Nonetheless, there is a delicacy in the sophisticated culture of Iran that separates the ancient nation of Iran from President Trump and his hawkish “B-Team.” That is the view we each have toward war. War, for us, is not an option. We never choose to go to war, we only respond to war.
In 1915, during World War I, Rais Ali Delvary, a young man from a tiny village near the Persian Gulf, defended Iran—along with his small group of men—from British invaders. They stopped the intruders, who ignored Iran’s neutrality during the war. Rais Ali’s slogan at the time has remained with the nation to this very day: “We are in this war not to win over invaders’ capital and assets; we are in this war to save our capital and assets from loss.” Rais Ali and his people won that war, as his successors did again almost a century later and will do yet again if they must.
Mr. President, Iran has never initiated any war. Iran has never seized others’ resources, belongings, means, lives, and existence to gain wealth and benefit for itself. Iran has and will only defend its belongings, resources, life, and identity. Iran has done that vigorously throughout its four thousand years of history and will do it again if forced. Rais Ali and his team did it in 1915. People in my generation did it in 1980-88. When the whole world stood behind Saddam Hussein throughout that eight-year war, Iranians stood firmly and defended their home.
While the world watched, Saddam dropped bombs and used chemical weapons against Iranian innocents. In the end, he proved unable to seize and hold a single inch of Iranian territory. Iranians became one body and stood and defended their home and their families.
The nation still mourns the far too many precious lives that were lost during that war. But, to this day and despite their differences, Iranians are proud of the eight years spent defending their homeland.

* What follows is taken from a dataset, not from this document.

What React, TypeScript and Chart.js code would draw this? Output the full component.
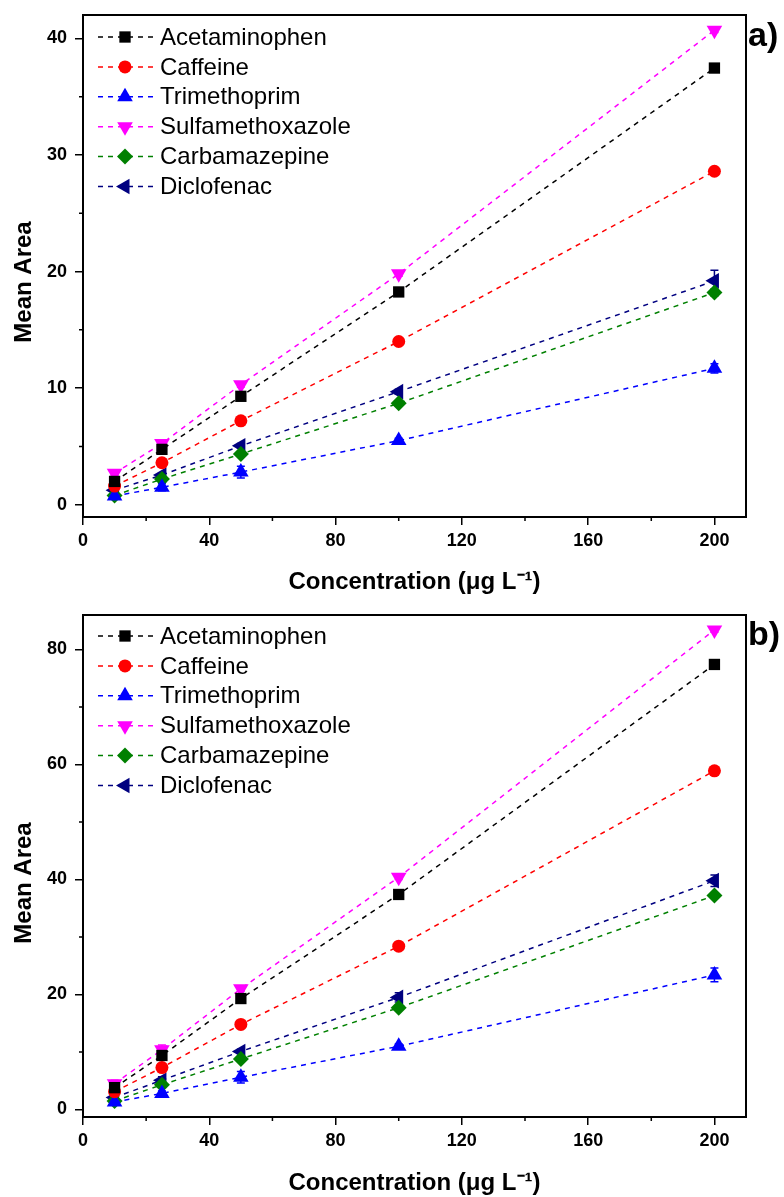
import React, { useEffect, useRef } from 'react';
import { Chart, registerables } from 'chart.js';
Chart.register(...registerables);

const FONT = '"Liberation Sans", Arial, Helvetica, sans-serif';

// ---- data ----
const concentrations = [10, 25, 50, 100, 200];
const seriesNames = ['Acetaminophen', 'Caffeine', 'Trimethoprim', 'Sulfamethoxazole', 'Carbamazepine', 'Diclofenac'];
const seriesColors = ['#000000', '#ff0000', '#0000ff', '#ff00ff', '#008000', '#000080'];
const pointStyles = ['rect', 'circle', 'triangle', 'triangle', 'rectRot', 'triangle'];
const pointRotations = [0, 0, 0, 180, 0, 270];
const pointRadii = [8, 6.5, 9, 9, 8, 9];

// panel a)
const acetaminophenA = [2.0, 4.75, 9.3, 18.25, 37.45];
const caffeineA = [1.6, 3.6, 7.2, 14.0, 28.6];
const trimethoprimA = [0.75, 1.5, 2.8, 5.5, 11.7];
const sulfamethoxazoleA = [2.7, 5.25, 10.3, 19.8, 40.7];
const carbamazepineA = [0.8, 2.2, 4.35, 8.7, 18.2];
const diclofenacA = [1.25, 2.55, 5.05, 9.7, 19.2];
const errAcetaminophenA = [0.3, 0.2, 0.2, 0.2, 0.2];
const errCaffeineA = [0.2, 0.2, 0.2, 0.2, 0.2];
const errTrimethoprimA = [0.2, 0.3, 0.5, 0.2, 0.4];
const errSulfamethoxazoleA = [0.2, 0.2, 0.2, 0.2, 0.2];
const errCarbamazepineA = [0.2, 0.2, 0.2, 0.2, 0.3];
const errDiclofenacA = [0.2, 0.2, 0.2, 0.2, 0.9];

// panel b)
const acetaminophenB = [3.8, 9.4, 19.3, 37.4, 77.4];
const caffeineB = [3.1, 7.3, 14.8, 28.4, 58.9];
const trimethoprimB = [1.3, 2.8, 5.6, 11.0, 23.4];
const sulfamethoxazoleB = [4.5, 10.4, 21.0, 40.4, 83.4];
const carbamazepineB = [1.5, 4.3, 8.8, 17.7, 37.2];
const diclofenacB = [2.1, 5.1, 10.1, 19.5, 39.8];
const errAcetaminophenB = [0.6, 0.4, 0.4, 0.4, 0.4];
const errCaffeineB = [0.4, 0.4, 0.4, 0.4, 0.4];
const errTrimethoprimB = [0.4, 0.4, 1.0, 0.4, 1.2];
const errSulfamethoxazoleB = [0.6, 0.8, 0.4, 0.4, 0.4];
const errCarbamazepineB = [0.6, 0.4, 0.4, 0.4, 0.4];
const errDiclofenacB = [0.6, 0.6, 0.4, 0.8, 1.0];

const xTickValues = [0, 40, 80, 120, 160, 200];
const xMinorValues = [20, 60, 100, 140, 180];
const yTickValuesA = [0, 10, 20, 30, 40];
const yMinorValuesA = [5, 15, 25, 35];
const yTickValuesB = [0, 20, 40, 60, 80];
const yMinorValuesB = [10, 30, 50, 70];

const xTitle = 'Concentration (\u03bcg L\u207b\u00b9)';
const yTitle = 'Mean Area';

function drawMarker(ctx: CanvasRenderingContext2D, style: string, x: number, y: number, r: number, rot: number) {
  ctx.save();
  ctx.translate(x, y);
  ctx.rotate((rot * Math.PI) / 180);
  ctx.beginPath();
  if (style === 'rect') {
    const s = Math.SQRT1_2 * r;
    ctx.rect(-s, -s, 2 * s, 2 * s);
  } else if (style === 'circle') {
    ctx.arc(0, 0, r, 0, Math.PI * 2);
  } else if (style === 'triangle') {
    ctx.moveTo(0, -r);
    ctx.lineTo(r * Math.sin(Math.PI / 3), r * 0.5);
    ctx.lineTo(-r * Math.sin(Math.PI / 3), r * 0.5);
    ctx.closePath();
  } else if (style === 'rectRot') {
    ctx.moveTo(0, -r);
    ctx.lineTo(r, 0);
    ctx.lineTo(0, r);
    ctx.lineTo(-r, 0);
    ctx.closePath();
  }
  ctx.fill();
  ctx.restore();
}

function makeDecorPlugin(opts: any) {
  return {
    id: 'decor',
    beforeDatasetsDraw(chart: any) {
      const ctx = chart.ctx;
      const xs = chart.scales.x;
      const ys = chart.scales.y;
      ctx.save();
      opts.errors.forEach((errs: number[], si: number) => {
        const vals = opts.values[si];
        ctx.strokeStyle = seriesColors[si];
        ctx.lineWidth = 1.5;
        ctx.setLineDash([]);
        errs.forEach((e: number, i: number) => {
          const px = xs.getPixelForValue(concentrations[i]);
          const top = ys.getPixelForValue(vals[i] + e);
          const bot = ys.getPixelForValue(vals[i] - e);
          ctx.beginPath();
          ctx.moveTo(px, top);
          ctx.lineTo(px, bot);
          ctx.moveTo(px - 4, top);
          ctx.lineTo(px + 4, top);
          ctx.moveTo(px - 4, bot);
          ctx.lineTo(px + 4, bot);
          ctx.stroke();
        });
      });
      ctx.restore();
    },
    afterDraw(chart: any) {
      const ctx = chart.ctx;
      const a = chart.chartArea;
      const xs = chart.scales.x;
      const ys = chart.scales.y;
      ctx.save();
      // frame
      ctx.setLineDash([]);
      ctx.strokeStyle = '#000';
      ctx.lineWidth = 2;
      ctx.strokeRect(a.left, a.top, a.right - a.left, a.bottom - a.top);
      // minor ticks
      ctx.lineWidth = 1.5;
      ctx.beginPath();
      xMinorValues.forEach((v) => {
        const px = xs.getPixelForValue(v);
        ctx.moveTo(px, a.bottom);
        ctx.lineTo(px, a.bottom + 4);
      });
      opts.yMinor.forEach((v: number) => {
        const py = ys.getPixelForValue(v);
        ctx.moveTo(a.left, py);
        ctx.lineTo(a.left - 4, py);
      });
      ctx.stroke();
      // legend
      ctx.font = '24px ' + FONT;
      ctx.textBaseline = 'middle';
      ctx.textAlign = 'left';
      seriesNames.forEach((name, i) => {
        const cy = opts.legendTop + i * 29.9;
        ctx.strokeStyle = seriesColors[i];
        ctx.fillStyle = seriesColors[i];
        ctx.lineWidth = 1.5;
        ctx.setLineDash([5, 5]);
        ctx.beginPath();
        ctx.moveTo(98, cy);
        ctx.lineTo(153, cy);
        ctx.stroke();
        ctx.setLineDash([]);
        drawMarker(ctx, pointStyles[i], 125, cy, pointRadii[i], pointRotations[i]);
        ctx.fillStyle = '#000';
        ctx.fillText(name, 160, cy + 1);
      });
      // axis titles
      ctx.fillStyle = '#000';
      ctx.font = 'bold 24px ' + FONT;
      ctx.textAlign = 'center';
      ctx.textBaseline = 'middle';
      ctx.fillText(xTitle, (a.left + a.right) / 2, opts.xTitleY);
      ctx.save();
      ctx.translate(24, opts.yTitleY);
      ctx.rotate(-Math.PI / 2);
      ctx.fillText(yTitle, 0, 0);
      ctx.restore();
      // panel label
      ctx.font = 'bold 34px ' + FONT;
      ctx.textAlign = 'left';
      ctx.fillText(opts.panel, 748, opts.panelY);
      ctx.restore();
    },
  };
}

function PanelChart(props: any) {
  const ref = useRef<HTMLCanvasElement>(null);
  useEffect(() => {
    const values = props.values as number[][];
    const chart = new Chart(ref.current as HTMLCanvasElement, {
      type: 'line',
      data: {
        datasets: seriesNames.map((name, i) => ({
          label: name,
          data: concentrations.map((c, j) => ({ x: c, y: values[i][j] })),
          borderColor: seriesColors[i],
          backgroundColor: seriesColors[i],
          borderWidth: 1.5,
          borderDash: [5, 5],
          pointStyle: pointStyles[i] as any,
          pointRotation: pointRotations[i],
          pointRadius: pointRadii[i],
          pointBorderWidth: 0,
          pointBackgroundColor: seriesColors[i],
          pointBorderColor: seriesColors[i],
          tension: 0,
          fill: false,
        })),
      },
      options: {
        animation: false,
        responsive: false,
        devicePixelRatio: 1,
        layout: { padding: { left: 0, right: 38, top: props.padTop, bottom: 0 } },
        plugins: { legend: { display: false }, tooltip: { enabled: false } },
        scales: {
          x: {
            type: 'linear',
            min: 0,
            max: 210,
            afterBuildTicks: (s: any) => {
              s.ticks = xTickValues.map((v) => ({ value: v }));
            },
            afterFit: (s: any) => {
              s.height = props.xAxisH;
              s.paddingLeft = 0;
              s.paddingRight = 0;
            },
            border: { display: false },
            grid: { drawOnChartArea: false, drawTicks: true, tickLength: 8, color: '#000', lineWidth: 1.5 },
            ticks: { color: '#000', font: { family: FONT, size: 18, weight: 'bold' }, padding: 5, maxRotation: 0 },
          },
          y: {
            type: 'linear',
            min: props.yMin,
            max: props.yMax,
            afterBuildTicks: (s: any) => {
              s.ticks = props.yTicks.map((v: number) => ({ value: v }));
            },
            afterFit: (s: any) => {
              s.width = 83;
              s.paddingTop = 0;
              s.paddingBottom = 0;
            },
            border: { display: false },
            grid: { drawOnChartArea: false, drawTicks: true, tickLength: 8, color: '#000', lineWidth: 1.5 },
            ticks: { color: '#000', font: { family: FONT, size: 18, weight: 'bold' }, padding: 8 },
          },
        },
      } as any,
      plugins: [
        makeDecorPlugin({
          values,
          errors: props.errors,
          yMinor: props.yMinor,
          legendTop: props.legendTop,
          xTitleY: props.xTitleY,
          yTitleY: props.yTitleY,
          panel: props.panel,
          panelY: props.panelY,
        }),
      ],
    });
    return () => chart.destroy();
  }, []);
  return (
    <canvas
      ref={ref}
      width={784}
      height={props.height}
      style={{ position: 'absolute', left: 0, top: props.top, width: 784, height: props.height }}
    />
  );
}

export default function App() {
  return (
    <div style={{ position: 'absolute', left: 0, top: 0, width: 784, height: 1197, background: '#fff' }}>
      <PanelChart
        top={0}
        height={598}
        padTop={15}
        xAxisH={81}
        yMin={-1.05}
        yMax={42}
        yTicks={yTickValuesA}
        yMinor={yMinorValuesA}
        values={[acetaminophenA, caffeineA, trimethoprimA, sulfamethoxazoleA, carbamazepineA, diclofenacA]}
        errors={[errAcetaminophenA, errCaffeineA, errTrimethoprimA, errSulfamethoxazoleA, errCarbamazepineA, errDiclofenacA]}
        legendTop={37}
        xTitleY={582}
        yTitleY={282}
        panel="a)"
        panelY={37}
      />
      <PanelChart
        top={598}
        height={599}
        padTop={17}
        xAxisH={80}
        yMin={-1.3}
        yMax={86}
        yTicks={yTickValuesB}
        yMinor={yMinorValuesB}
        values={[acetaminophenB, caffeineB, trimethoprimB, sulfamethoxazoleB, carbamazepineB, diclofenacB]}
        errors={[errAcetaminophenB, errCaffeineB, errTrimethoprimB, errSulfamethoxazoleB, errCarbamazepineB, errDiclofenacB]}
        legendTop={38}
        xTitleY={585}
        yTitleY={285}
        panel="b)"
        panelY={38}
      />
    </div>
  );
}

Mr. President, this is how Iranians define winning and losing a war. In our lexicon, the one who starts a war is the only loser. The one who plans to steal the happiness, the lives, and the well-being of others is the one who suffers true loss.
War is not our business, but negotiation and diplomacy are. War is not our purpose. Peace is our mission. Peace is our philosophy in life, and you are right: diplomacy is our art.
Iran has proved its mastery in the art of diplomacy.
Diplomacy, forbearance, and contentment are inclinations that cannot be achieved with billions of dollars in weapons. Your allies in the region, Mohammad bin Salman and Benjamin Netanyahu, can both attest to that. Despite the tens of billions of dollars they have devoted to their military budgets, they feel insecure and besieged by real or imagined threats. Their devotion to military power, often at the expense of diplomacy, carries serious risks. Like relying on checkers moves in a chess match.
Just be aware, Mr. President, that your friends, the B-Team, as we call them, are pushing you into the same dilemma which they have faced over the past several decades. Now they have persuaded you to censure and sanction Iran’s master-diplomat and his colleagues in order to undermine their effectiveness. But even so hobbled, Iran can still move its knights and bishops and other pieces around the global chessboard. Your friends must still learn that the game of diplomacy is far more like chess than checkers.
Habib Ahmadzadeh served in the Iranian military during the Iran-Iraq war, where he was wounded four times, including twice by chemical bombs dropped by Iraqi planes. He is the author of multiple books, including a book of short stories, A City Under Siege, and the novel, Chess with the Doomsday Machine. He is also a documentary filmmaker and a screenwriter. Dr. Ahmadzadeh is on the board of the Tehran Peace Museum and academic board of the University of Arts.